Abstract

This article offers a reassessment of Toni Morrison’s most acclaimed novel, Beloved, a text that has been consistently described by critics as a “neo-slave narrative.” This generic tag denotes a set of modern—usually latter twentieth century—novels that offer retrospective narrations of chattel slavery from a “post” slavery context. I challenge this prevailing view of the novel by describing it as a narrative of neoslavery, a term that I use to describe texts in which the institutional, legal, and spatial survivals of chattel slavery after de jure emancipation are thrown into relief. I offer analysis of Morrison’s graphic depiction of three of the most horrific penal architectures in US history—the slave ship, the plantation, and the chain gang camp—contending that Beloved is as concerned with “future” racial traumas, i.e. those occurring after the Civil War, as it is on those of the chattel slavery past. When read in relation to Morrison ’s portrait of the Middle Passage, the chain gang scene focalizes the intimate connections of ante- and postbellum formations of racial and spatial terrorismsystems of abjection that have culminated in the modern prison industrial complex which currently encages well over 2.3 million people.
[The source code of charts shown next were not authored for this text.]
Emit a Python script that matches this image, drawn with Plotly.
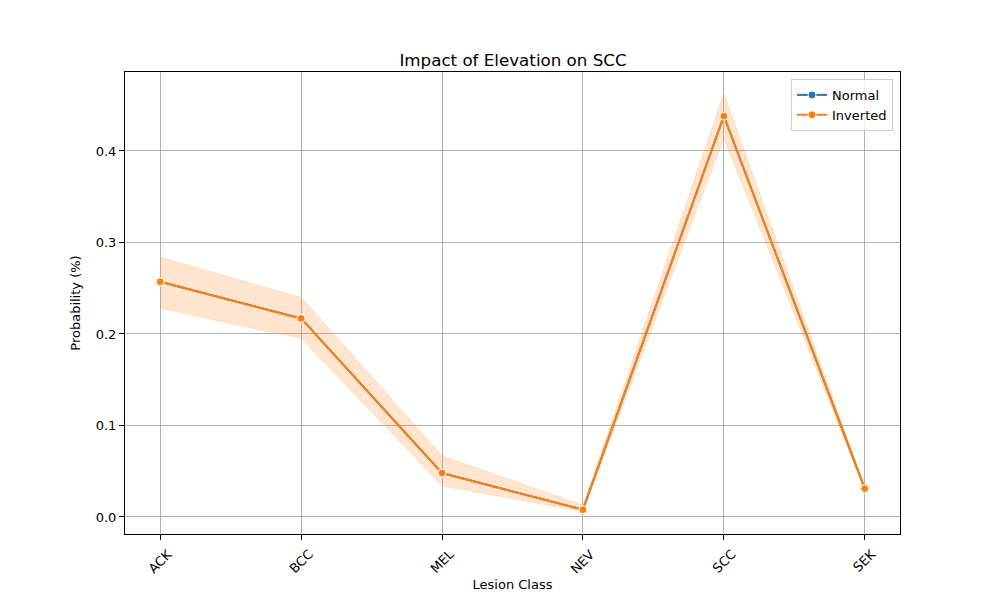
import plotly.graph_objects as go

# lesion classes on the x axis
classes = ['ACK', 'BCC', 'MEL', 'NEV', 'SCC', 'SEK']

# mean probability per class (both series sit on top of each other)
normal_mean = [0.257, 0.217, 0.048, 0.008, 0.438, 0.031]
inverted_mean = [0.257, 0.217, 0.048, 0.008, 0.438, 0.031]

# confidence band of the inverted series
inverted_low = [0.228, 0.195, 0.034, 0.006, 0.414, 0.029]
inverted_high = [0.284, 0.240, 0.067, 0.013, 0.463, 0.033]

y_ticks = [0.0, 0.1, 0.2, 0.3, 0.4]

blue = '#1f77b4'
orange = '#ff7f0e'

fig = go.Figure()

# band (upper then lower, filled between)
fig.add_trace(go.Scatter(x=classes, y=inverted_high, mode='lines',
                         line=dict(width=0.8, color='rgba(255,127,14,0.2)'),
                         showlegend=False, hoverinfo='skip'))
fig.add_trace(go.Scatter(x=classes, y=inverted_low, mode='lines', fill='tonexty',
                         fillcolor='rgba(255,127,14,0.2)',
                         line=dict(width=0.8, color='rgba(255,127,14,0.2)'),
                         showlegend=False, hoverinfo='skip'))

fig.add_trace(go.Scatter(x=classes, y=normal_mean, mode='lines+markers', name='Normal',
                         line=dict(color=blue, width=2),
                         marker=dict(size=8, color=blue, line=dict(color='white', width=1))))
fig.add_trace(go.Scatter(x=classes, y=inverted_mean, mode='lines+markers', name='Inverted',
                         line=dict(color=orange, width=2),
                         marker=dict(size=8, color=orange, line=dict(color='white', width=1))))

axis_common = dict(showgrid=True, gridcolor='#b0b0b0', gridwidth=1,
                   showline=True, linecolor='black', linewidth=1, mirror=True,
                   ticks='outside', ticklen=5, tickcolor='black', zeroline=False)

# x tick labels are hidden and redrawn as rotated annotations centred on the ticks,
# the way matplotlib rotates them
fig.update_xaxes(range=[-0.25, 5.25], tickangle=-45,
                 tickfont=dict(size=13, color='rgba(0,0,0,0)'),
                 title=dict(text='Lesion Class', font=dict(size=13, color='black'), standoff=6),
                 **axis_common)
fig.update_yaxes(range=[-0.0186, 0.4863], tickvals=y_ticks, tickformat='.1f',
                 tickfont=dict(size=13, color='black'),
                 title=dict(text='Probability (%)', font=dict(size=13, color='black'), standoff=12),
                 **axis_common)

for c in classes:
    fig.add_annotation(x=c, xref='x', y=0, yref='paper', text=c, showarrow=False,
                       textangle=-45, yanchor='top', xanchor='center', yshift=-10,
                       font=dict(size=13, color='black'))

# the page body adds an 8px offset, margins compensate for it
fig.update_layout(
    width=1000, height=600,
    margin=dict(l=117, r=108, t=64, b=74),
    paper_bgcolor='white', plot_bgcolor='white',
    font=dict(family='DejaVu Sans', color='black'),
    title=dict(text='Impact of Elevation on SCC', x=0.505, xanchor='center',
               y=0.903, yanchor='bottom', font=dict(size=16.7, color='black')),
    legend=dict(x=0.991, y=0.985, xanchor='right', yanchor='top', traceorder='normal',
                bgcolor='rgba(255,255,255,0.8)', bordercolor='#cccccc', borderwidth=1,
                font=dict(size=13, color='black')),
)

fig.write_html("out.html")
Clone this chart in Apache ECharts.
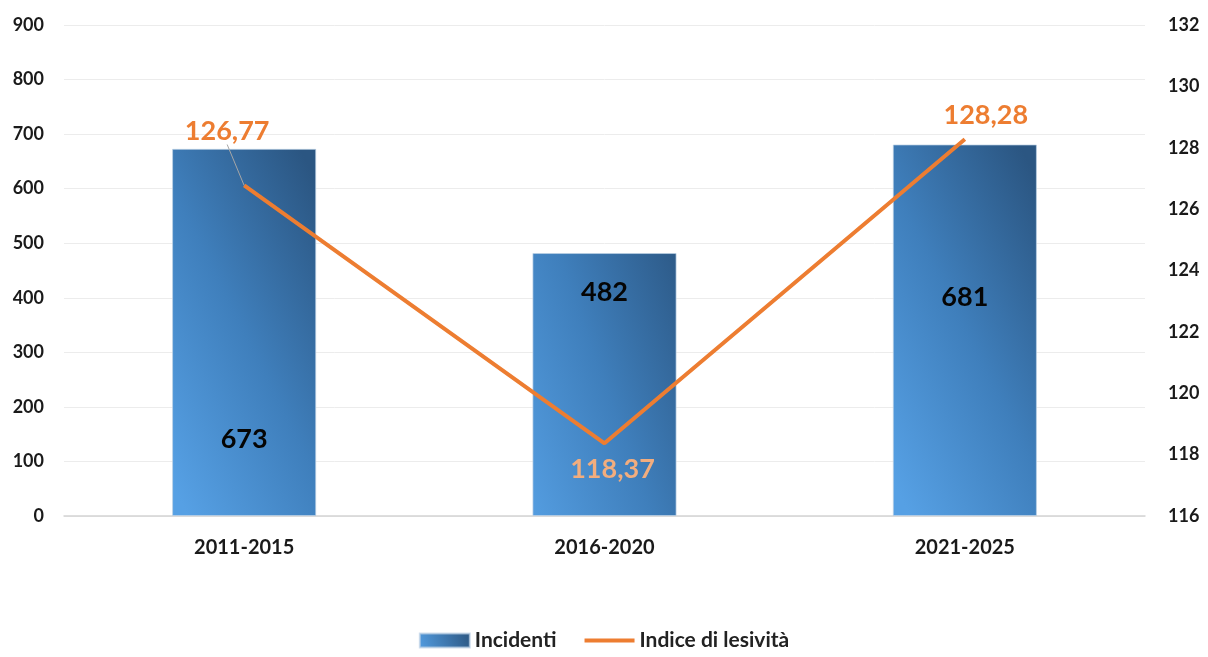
<!DOCTYPE html>
<html>
<head>
<meta charset="utf-8">
<style>
  html, body { margin: 0; padding: 0; background: #ffffff; }
  #chart { width: 1208px; height: 657px; }
</style>
<script src="https://cdn.jsdelivr.net/npm/echarts@6/dist/echarts.min.js"></script>
</head>
<body>
<div id="chart"></div>
<script>
// Periods on the x axis
const categories = ['2011-2015', '2016-2020', '2021-2025'];
// Number of accidents per period (left axis)
const incidenti = [673, 482, 681];
// Injury index per period (right axis)
const indiceLesivita = [126.77, 118.37, 128.28];

// Vertical placement of each bar's value label, as a share of the bar height
const barLabelY = ['79%', '15%', '41%'];
// Nudges for the index labels so they clear the line
const lineLabelShift = [[-17, -36], [8, 8], [21, -5]];

const FONT = 'Lato, "Open Sans", sans-serif';
const fmtIt = v => v.toFixed(2).replace('.', ',');

// Diagonal shading: light in the lower-left corner, dark in the upper-right one
const makeGradient = () => new echarts.graphic.LinearGradient(-0.32, 0.66, 1.32, 0.34, [
  { offset: 0, color: '#56a0e4' },
  { offset: 0.5, color: '#3f7fbc' },
  { offset: 1, color: '#2b5682' }
]);

// Thin horizontal stroke used as the legend mark of the line series
const lineIcon = 'path://M0,0 M0,5 L50,5 L50,9 L0,9 Z M50,14';

const chart = echarts.init(document.getElementById('chart'));
chart.setOption({
  animation: false,
  textStyle: { fontFamily: FONT },
  grid: { left: 64, right: 63, top: 25, bottom: 141 },
  legend: {
    bottom: 1,
    left: 'center',
    itemWidth: 50,
    itemHeight: 14,
    itemGap: 28,
    textStyle: { fontFamily: FONT, fontWeight: 'bold', fontSize: 21, color: '#222222' },
    data: [
      { name: 'Incidenti', icon: 'rect', itemStyle: { color: new echarts.graphic.LinearGradient(0, 1, 1, 0, [
        { offset: 0, color: '#529ce0' }, { offset: 1, color: '#2c5681' }]) } },
      { name: 'Indice di lesività', icon: lineIcon, itemStyle: { color: '#ed7d31' } }
    ]
  },
  xAxis: {
    type: 'category',
    data: categories,
    axisTick: { show: false },
    axisLine: { lineStyle: { color: '#d4d4d4', width: 1.5 } },
    axisLabel: { margin: 22, color: '#1a1a1a', fontFamily: FONT, fontWeight: 'bold', fontSize: 20 }
  },
  yAxis: [
    {
      type: 'value', min: 0, max: 900, interval: 100,
      axisLine: { show: false }, axisTick: { show: false },
      splitLine: { lineStyle: { color: '#ececec', width: 1 } },
      axisLabel: { margin: 20, color: '#1a1a1a', fontFamily: FONT, fontWeight: 'bold', fontSize: 18 }
    },
    {
      type: 'value', min: 116, max: 132, interval: 2,
      axisLine: { show: false }, axisTick: { show: false },
      splitLine: { show: false },
      axisLabel: { margin: 23, color: '#1a1a1a', fontFamily: FONT, fontWeight: 'bold', fontSize: 18 }
    }
  ],
  series: [
    {
      name: 'Incidenti',
      type: 'bar',
      yAxisIndex: 0,
      barWidth: '40%',
      itemStyle: { color: makeGradient(), borderColor: 'rgba(190,210,230,0.7)', borderWidth: 1 },
      data: incidenti.map((v, i) => ({
        value: v,
        label: {
          show: true,
          position: ['50%', barLabelY[i]],
          align: 'center',
          verticalAlign: 'middle',
          color: '#050505',
          fontFamily: FONT,
          fontWeight: 'bold',
          fontSize: 27
        }
      })),
      z: 2
    },
    {
      name: 'Indice di lesività',
      type: 'line',
      yAxisIndex: 1,
      symbol: 'circle',
      symbolSize: 0.01,
      showSymbol: true,
      lineStyle: { color: '#ed7d31', width: 4 },
      itemStyle: { color: '#ed7d31' },
      label: {
        show: true,
        position: 'top',
        distance: 5,
        color: '#ed7d31',
        fontFamily: FONT,
        fontWeight: 'bold',
        fontSize: 27,
        formatter: p => fmtIt(p.value)
      },
      labelLine: { show: true, lineStyle: { color: '#a6a6a6', width: 1 } },
      labelLayout: p => ({ dx: lineLabelShift[p.dataIndex][0], dy: lineLabelShift[p.dataIndex][1] }),
      data: indiceLesivita.map((v, i) => {
        const item = { value: v };
        if (i === 1) {
          item.label = { position: 'bottom', color: '#f2ad7e' };
        }
        if (i !== 0) {
          item.labelLine = { show: false };
        }
        return item;
      }),
      z: 3
    }
  ]
});
</script>
</body>
</html>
The living entombment of Paul D and 45 other black men in a chain gang “box” in Alfred, Georgia, represents a forward haunting intrusion of a postbellum spatial formation of penal terror into the action of a novel ostensibly fixated on the antebellum past. I consequently read the chain gang scene—and Beloved as a whole—as a narrative articulation of what I describe as the Middle Passage carceral model, a system of racial and spatial terrorism that belies liberal notions of historical progress while bringing into focus the long-standing criminality of the racial capitalist state.